Sebastien et son oncle imaginent d’autres solutions pour faire perdurer le système de retraite en France.
Le référendum
Selon Guy Le Cabec, l’Etat devrait prendre des décisions par corps de métier « et non mettre tout le monde dans le même panier ».
Cependant, pour lui, tout n’est pas à jeter dans cette reforme. « Je suis heureux d’apprendre que le gouvernement souhaite se baser sur les 25 meilleures années de carrière et plus sur l’ensemble de la carrière comme l’indique la législation actuelle ». Certaines années, les productions des exploitants agricoles vont être déficitaires, ce qui réduit le taux de cotisations.
« Je connais certains retraités agricoles qui touchent 700 euros de pension de retraite.
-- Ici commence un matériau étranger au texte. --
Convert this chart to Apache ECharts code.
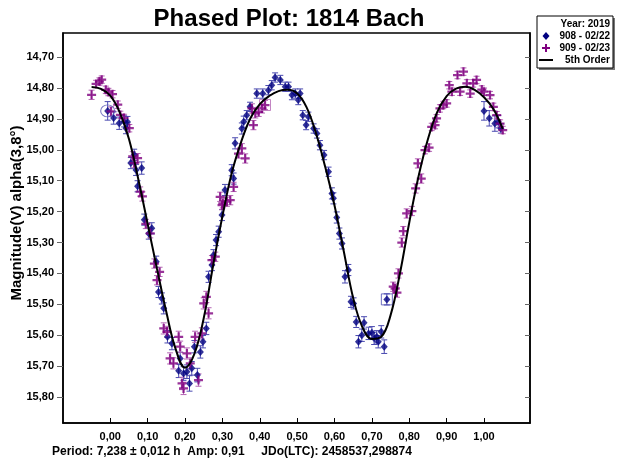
<!DOCTYPE html>
<html>
<head>
<meta charset="utf-8">
<script src="https://cdn.jsdelivr.net/npm/echarts@6/dist/echarts.min.js"></script>
<style>
html,body{margin:0;padding:0;background:#fff;}
#chart{width:618px;height:463px;}
</style>
</head>
<body>
<div id="chart"></div>
<script>
// ---- data (phase, magnitude, error) ----
const phaseTicks = [0, 0.1, 0.2, 0.3, 0.4, 0.5, 0.6, 0.7, 0.8, 0.9, 1.0];
const magTicks = [14.7, 14.8, 14.9, 15.0, 15.1, 15.2, 15.3, 15.4, 15.5, 15.6, 15.7, 15.8];

const obs908 = [
  [-0.007,14.874,0.03],[0.009,14.897,0.02],[0.024,14.914,0.02],[0.037,14.908,0.018],[0.046,14.91,0.018],
  [0.042,14.93,0.018],[0.055,15.043,0.018],[0.064,15.016,0.018],[0.069,15.065,0.018],[0.084,15.059,0.02],
  [0.073,15.118,0.018],[0.091,15.226,0.018],[0.111,15.254,0.018],[0.103,15.271,0.018],[0.123,15.362,0.018],
  [0.129,15.46,0.018],[0.138,15.481,0.018],[0.143,15.513,0.018],[0.153,15.605,0.02],[0.165,15.627,0.02],
  [0.187,15.675,0.02],[0.183,15.715,0.022],[0.196,15.724,0.022],[0.205,15.718,0.022],[0.212,15.756,0.025],
  [0.218,15.707,0.022],[0.225,15.637,0.02],[0.241,15.654,0.02],[0.233,15.729,0.022],[0.248,15.621,0.02],
  [0.257,15.578,0.02],[0.263,15.411,0.018],[0.272,15.373,0.018],[0.276,15.341,0.018],[0.283,15.292,0.018],
  [0.29,15.265,0.018],[0.299,15.211,0.018],[0.307,15.13,0.018],[0.325,15.066,0.018],[0.33,15.093,0.018],
  [0.334,14.979,0.018],[0.352,14.931,0.018],[0.357,14.909,0.018],[0.365,14.888,0.015],[0.374,14.861,0.015],
  [0.392,14.818,0.015],[0.408,14.818,0.015],[0.423,14.807,0.015],[0.432,14.791,0.015],[0.441,14.766,0.015],
  [0.455,14.774,0.015],[0.468,14.796,0.015],[0.477,14.796,0.015],[0.486,14.823,0.015],[0.495,14.818,0.015],
  [0.508,14.818,0.015],[0.503,14.839,0.015],[0.515,14.888,0.015],[0.524,14.92,0.015],[0.53,14.893,0.015],
  [0.544,14.931,0.015],[0.553,14.947,0.015],[0.561,14.985,0.015],[0.572,15.017,0.015],[0.584,15.071,0.015],
  [0.593,15.141,0.018],[0.597,15.157,0.018],[0.606,15.219,0.018],[0.613,15.271,0.018],[0.62,15.303,0.018],
  [0.637,15.389,0.018],[0.628,15.411,0.02],[0.644,15.492,0.018],[0.651,15.497,0.018],[0.658,15.557,0.018],
  [0.679,15.56,0.02],[0.673,15.60,0.02],[0.664,15.621,0.02],[0.691,15.594,0.02],[0.70,15.592,0.02],
  [0.706,15.61,0.02],[0.713,15.605,0.02],[0.717,15.621,0.02],[0.725,15.589,0.02],[0.733,15.637,0.022],
  [0.74,15.484,0.018],[1.0,14.874,0.03],[1.014,14.898,0.025],[1.029,14.915,0.025],[1.038,14.909,0.02],
  [1.045,14.931,0.015]
];

const obs909 = [
  [-0.05,14.822,0.015],[-0.038,14.787,0.012],[-0.029,14.779,0.012],[-0.023,14.773,0.012],[-0.012,14.806,0.012],
  [-0.005,14.813,0.012],[0.006,14.82,0.012],[0.002,14.876,0.015],[0.02,14.854,0.012],[0.027,14.887,0.012],
  [0.037,14.897,0.012],[0.051,14.93,0.012],[0.06,15.021,0.015],[0.073,15.027,0.015],[0.064,15.043,0.015],
  [0.08,15.135,0.015],[0.086,15.151,0.015],[0.095,15.24,0.015],[0.107,15.27,0.015],[0.118,15.368,0.015],
  [0.132,15.395,0.015],[0.125,15.422,0.015],[0.143,15.578,0.018],[0.152,15.589,0.018],[0.183,15.605,0.018],
  [0.16,15.675,0.018],[0.169,15.691,0.018],[0.187,15.637,0.018],[0.205,15.659,0.018],[0.192,15.756,0.02],
  [0.196,15.772,0.02],[0.236,15.745,0.02],[0.214,15.691,0.018],[0.227,15.605,0.018],[0.245,15.594,0.018],
  [0.25,15.497,0.018],[0.257,15.476,0.018],[0.263,15.529,0.018],[0.272,15.357,0.015],[0.281,15.346,0.015],
  [0.301,15.173,0.015],[0.312,15.168,0.015],[0.294,15.152,0.015],[0.299,15.179,0.015],[0.321,15.163,0.015],
  [0.33,15.12,0.015],[0.343,15.012,0.015],[0.352,14.995,0.015],[0.361,15.028,0.015],[0.383,14.92,0.015],
  [0.379,14.866,0.015],[0.388,14.882,0.015],[0.397,14.877,0.015],[0.406,14.866,0.015],[0.414,14.855,0.015],
  [0.757,15.443,0.015],[0.762,15.449,0.015],[0.767,15.462,0.015],[0.771,15.40,0.015],[0.78,15.30,0.015],
  [0.784,15.263,0.015],[0.793,15.206,0.015],[0.807,15.198,0.015],[0.817,15.125,0.015],[0.832,15.093,0.015],
  [0.823,15.044,0.015],[0.842,15.001,0.012],[0.853,14.993,0.012],[0.86,14.926,0.012],[0.869,14.92,0.012],
  [0.873,14.898,0.012],[0.882,14.866,0.012],[0.891,14.855,0.012],[0.90,14.85,0.012],[0.907,14.791,0.012],
  [0.914,14.812,0.012],[0.929,14.758,0.012],[0.945,14.747,0.012],[0.936,14.812,0.012],[0.954,14.785,0.012],
  [0.963,14.818,0.012],[0.971,14.785,0.012],[0.98,14.774,0.012],[0.994,14.805,0.012],[1.0,14.812,0.012],
  [1.016,14.823,0.012],[1.025,14.861,0.012],[1.034,14.888,0.012],[1.043,14.915,0.012],[1.05,14.936,0.012]
];

// points flagged in the reference (circle / square around them)
const circled908 = [[-0.007,14.874]];
const boxed908 = [[0.74,15.484]];
const boxed909 = [[0.414,14.855]];

// 5th order fit
const fitPhase = [-0.05,-0.025,0.0,0.025,0.05,0.075,0.10,0.125,0.15,0.175,0.20,0.225,0.25,0.275,0.30,0.325,0.35,0.375,0.40,0.425,0.45,0.475,0.50,0.525,0.55,0.575,0.60,0.625,0.65,0.675,0.70,0.725,0.75,0.775,0.80,0.825,0.85,0.875,0.90,0.925,0.95,0.975,1.00,1.025,1.05];
const fitMag = [14.797,14.803,14.825,14.878,14.965,15.095,15.24,15.385,15.525,15.645,15.705,15.66,15.545,15.375,15.215,15.075,14.975,14.898,14.852,14.826,14.81,14.806,14.818,14.862,14.945,15.055,15.18,15.33,15.48,15.575,15.612,15.605,15.535,15.40,15.235,15.085,14.965,14.877,14.826,14.802,14.796,14.806,14.83,14.868,14.932];

const navy = '#000080';
const purple = '#800080';
const navyErr = '#4a4ab0';
const purpleErr = '#b466b4';
const FONT = '"Liberation Sans", Arial, sans-serif';

const fmt2 = v => v.toFixed(2).replace('.', ',');

function errRender(color) {
  return function (params, api) {
    const x = api.value(0), y = api.value(1), e = api.value(2);
    const p1 = api.coord([x, y - e]);
    const p2 = api.coord([x, y + e]);
    const style = { stroke: color, lineWidth: 1 };
    return {
      type: 'group',
      children: [
        { type: 'line', shape: { x1: p1[0], y1: p1[1], x2: p2[0], y2: p2[1] }, style },
        { type: 'line', shape: { x1: p1[0] - 3, y1: p1[1], x2: p1[0] + 3, y2: p1[1] }, style },
        { type: 'line', shape: { x1: p2[0] - 3, y1: p2[1], x2: p2[0] + 3, y2: p2[1] }, style }
      ]
    };
  };
}

const plusPath = 'path://M3,0H5V3H8V5H5V8H3V5H0V3H3Z';

const chart = echarts.init(document.getElementById('chart'), null, { renderer: 'canvas' });

chart.setOption({
  animation: false,
  backgroundColor: '#fff',
  textStyle: { fontFamily: FONT },
  title: {
    text: 'Phased Plot: 1814 Bach',
    left: 284, top: 2, textAlign: 'center',
    textStyle: { fontFamily: FONT, fontSize: 24, fontWeight: 'bold', color: '#000' }
  },
  grid: {
    left: 63, right: 88, top: 33, bottom: 40,
    show: true, borderColor: '#000', borderWidth: 1.5, backgroundColor: '#fff'
  },
  xAxis: {
    type: 'value', min: -0.1265, max: 1.123,
    splitLine: { show: false },
    axisLine: { show: true, onZero: false, lineStyle: { color: '#000', width: 1.5 } },
    axisTick: { show: true, inside: true, length: 5, customValues: phaseTicks, lineStyle: { color: '#000' } },
    axisLabel: {
      customValues: phaseTicks, formatter: fmt2, margin: 8,
      fontFamily: FONT, fontSize: 11, fontWeight: 'bold', color: '#000'
    }
  },
  yAxis: [
    {
      type: 'value', inverse: true, min: 14.622, max: 15.884, position: 'left',
      splitLine: { show: false },
      axisLine: { show: true, onZero: false, lineStyle: { color: '#000', width: 1.5 } },
      axisTick: { show: true, inside: false, length: 6, customValues: magTicks, lineStyle: { color: '#666' } },
      axisLabel: {
        customValues: magTicks, formatter: fmt2, margin: 9,
        fontFamily: FONT, fontSize: 11, fontWeight: 'bold', color: '#000'
      }
    },
    {
      type: 'value', inverse: true, min: 14.622, max: 15.884, position: 'right',
      splitLine: { show: false },
      axisLine: { show: true, onZero: false, lineStyle: { color: '#000', width: 1.5 } },
      axisTick: { show: true, inside: true, length: 5, customValues: magTicks, lineStyle: { color: '#666' } },
      axisLabel: { show: false }
    }
  ],
  series: [
    { name: 'err908', type: 'custom', renderItem: errRender(navyErr), data: obs908, z: 2, silent: true },
    { name: 'err909', type: 'custom', renderItem: errRender(purpleErr), data: obs909, z: 2, silent: true },
    {
      name: '908 - 02/22', type: 'scatter', data: obs908.map(d => [d[0], d[1]]),
      symbol: 'diamond', symbolSize: [7, 8], itemStyle: { color: navy }, z: 3
    },
    {
      name: '909 - 02/23', type: 'scatter', data: obs909.map(d => [d[0], d[1]]),
      symbol: plusPath, symbolSize: 9, itemStyle: { color: purple }, z: 4
    },
    {
      name: 'circled', type: 'scatter', data: circled908, symbol: 'circle', symbolSize: [14, 12],
      itemStyle: { color: 'rgba(0,0,0,0)', borderColor: '#5a5ab8', borderWidth: 1 }, z: 5
    },
    {
      name: 'boxed908', type: 'scatter', data: boxed908, symbol: 'rect', symbolSize: 11,
      itemStyle: { color: 'rgba(0,0,0,0)', borderColor: navyErr, borderWidth: 1 }, z: 5
    },
    {
      name: 'boxed909', type: 'scatter', data: boxed909, symbol: 'rect', symbolSize: 11,
      itemStyle: { color: 'rgba(0,0,0,0)', borderColor: purpleErr, borderWidth: 1 }, z: 5
    },
    {
      name: '5th Order', type: 'line', data: fitPhase.map((p, i) => [p, fitMag[i]]),
      smooth: 0.4, showSymbol: false, lineStyle: { color: '#000', width: 2 }, z: 6
    }
  ],
  graphic: [
    { type: 'text', x: 17, y: 213, rotation: Math.PI / 2, style: { text: 'Magnitude(V) alpha(3,8°)', align: 'center', verticalAlign: 'middle', font: 'bold 15px ' + FONT, fill: '#000' } },
    { type: 'rect', shape: { x: 539, y: 18, width: 76, height: 52 }, style: { fill: '#777', stroke: null } },
    { type: 'rect', shape: { x: 537, y: 16, width: 76, height: 52 }, style: { fill: '#fff', stroke: '#000', lineWidth: 1 } },
    { type: 'text', x: 610, y: 24, style: { text: 'Year: 2019', align: 'right', verticalAlign: 'middle', font: 'bold 10px ' + FONT, fill: '#000' } },
    { type: 'text', x: 610, y: 36, style: { text: '908 - 02/22', align: 'right', verticalAlign: 'middle', font: 'bold 10px ' + FONT, fill: '#000' } },
    { type: 'text', x: 610, y: 48, style: { text: '909 - 02/23', align: 'right', verticalAlign: 'middle', font: 'bold 10px ' + FONT, fill: '#000' } },
    { type: 'text', x: 610, y: 60, style: { text: '5th Order', align: 'right', verticalAlign: 'middle', font: 'bold 10px ' + FONT, fill: '#000' } },
    { type: 'polygon', shape: { points: [[546, 32], [549.5, 36], [546, 40], [542.5, 36]] }, style: { fill: navy } },
    { type: 'polygon', shape: { points: [[545,44],[547,44],[547,47],[550,47],[550,49],[547,49],[547,52],[545,52],[545,49],[542,49],[542,47],[545,47]] }, style: { fill: purple } },
    { type: 'line', shape: { x1: 539, y1: 60, x2: 553, y2: 60 }, style: { stroke: '#000', lineWidth: 2 } },
    { type: 'text', x: 52, y: 452, style: { text: 'Period: 7,238 ± 0,012 h  Amp: 0,91     JDo(LTC): 2458537,298874', verticalAlign: 'middle', font: 'bold 12px ' + FONT, fill: '#000' } }
  ]
});
</script>
</body>
</html>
Personnellement, je m’attends à une somme entre 750 et 900 euros net », affirme Guy.
Pour l’oncle, comme pour le neveu, le métier d’agriculteur est un métier de passion. « C’est un mode de vie très different. On est son propre patron mais on a des impératifs. Pas, ou peu de vacances. Un travail quotidien ».
Conscients que le nombre d’actifs est en baisse, ils restent persuadés que rallonger le temps de travail n’est pas la solution.
« Il faudrait faire cotiser davantage les grosses entreprises, les grands groupes sans les saigner non plus », suggère Guy.
« Je ressens du mépris dans les propos d’Elisabeth Borne, elle n’est pas concernée par cette retraite. L’Etat ne s’applique pas les décisions qu’ils appliquent aux Français. Sur certains sujets très importants comme la retraite, il faudrait faire un referendum ».